More importantly, do you then think that there is a way I could use MadGraph to estimate the effects of using the NWA for a given model? I understand now that comparing the cross-sections obtained using these two syntaxes is not an appropriate measure.

Regards.
Nik

Revision history for this message
Olivier Mattelaer (olivier-mattelaer) said :
#3

if you compare

p p > b b~ w+ w-
to
p p > t t~
+ decay of the top via madspin with options "spinmode=none"

then you can compare the distribution and see the effect of the NWA

Cheers,

Olivier

> On 21 Feb 2018, at 09:47, sawtoothx <email address hidden> wrote:
>
> Question #664698 on MadGraph5_aMC@NLO changed:
> https://answers.launchpad.net/mg5amcnlo/+question/664698
>
> Status: Answered => Open
>
> sawtoothx is still having a problem:
> Dear Olivier,
>
> thanks for your reply.
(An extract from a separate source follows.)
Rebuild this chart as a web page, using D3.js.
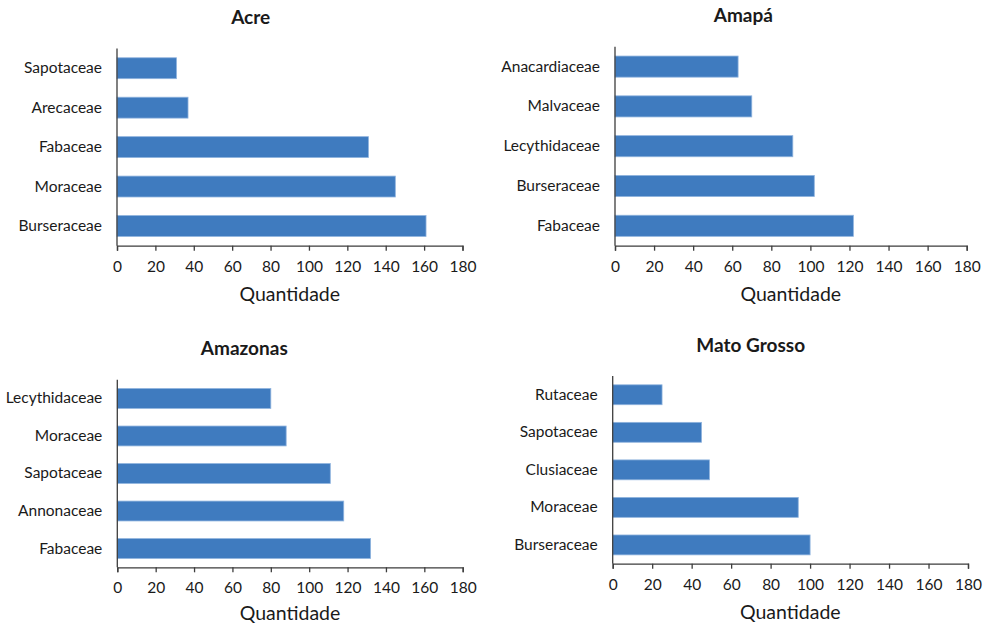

I understand better now, after your reply, that,
> as is also stated in the FAQ above, that the cross-sections are going to
> be different NOT due to the NWA, but only due to cuts.
>
> If I may ask, if I would disable the cut_decays function and put a very
> large bwcutoff, would I recover the same cross-section? I guess I could
> try this anyway.
>
> More importantly, do you then think that there is a way I could use
> MadGraph to estimate the effects of using the NWA for a given model? I
> understand now that comparing the cross-sections obtained using these
> two syntaxes is not an appropriate measure.
>
> Regards.
> Nik
>
> --
> You received this question notification because you are an answer
> contact for MadGraph5_aMC@NLO.

Revision history for this message
sawtoothx (sawtoothx) said :
#4

Thanks Olivier,

I actually want to study the production cross-section of a VLQ, so in the VLQ_UFO model, I wanted to try for various coupling parameters to do the following:

define VLQ = tp tp~
define bb = b b~
generate p p > j bb VLQ

It is interesting to see the use of madspin. However, I am interested primarily on the differences in the cross-section calculation for large VLQ width with and without the NWA. As I understand madspin would not help me in this case, correct? If not, I think I will have to compare the cross-section values to ones obtained from a different method.

Regards,
Nik

Revision history for this message
Best Olivier Mattelaer (olivier-mattelaer) said :
#5

Hi,

If you are only interested in the effect in the cross-section, then you do not need MadSpin since you know that the cross-section
is simply the production one time the BR. (As long as you do not have any cut obviously)

Cheers,

Olivier

> On 21 Feb 2018, at 15:52, sawtoothx <email address hidden> wrote:
>
> Question #664698 on MadGraph5_aMC@NLO changed:
> https://answers.launchpad.net/mg5amcnlo/+question/664698
>
> Status: Answered => Open
>
> sawtoothx is still having a problem:
> Thanks Olivier,
>
>
> I actually want to study the production cross-section of a VLQ, so in the VLQ_UFO model, I wanted to try for various coupling parameters to do the following:
>
> define VLQ = tp tp~
> define bb = b b~
> generate p p > j bb VLQ
>
>
> It is interesting to see the use of madspin. However, I am interested primarily on the differences in the cross-section calculation for large VLQ width with and without the NWA. As I understand madspin would not help me in this case, correct? If not, I think I will have to compare the cross-section values to ones obtained from a different method.
>
> Regards,
> Nik
>
> --
> You received this question notification because you are an answer
> contact for MadGraph5_aMC@NLO.

Revision history for this message
sawtoothx (sawtoothx) said :
#6

Thanks Olivier Mattelaer, that solved my question.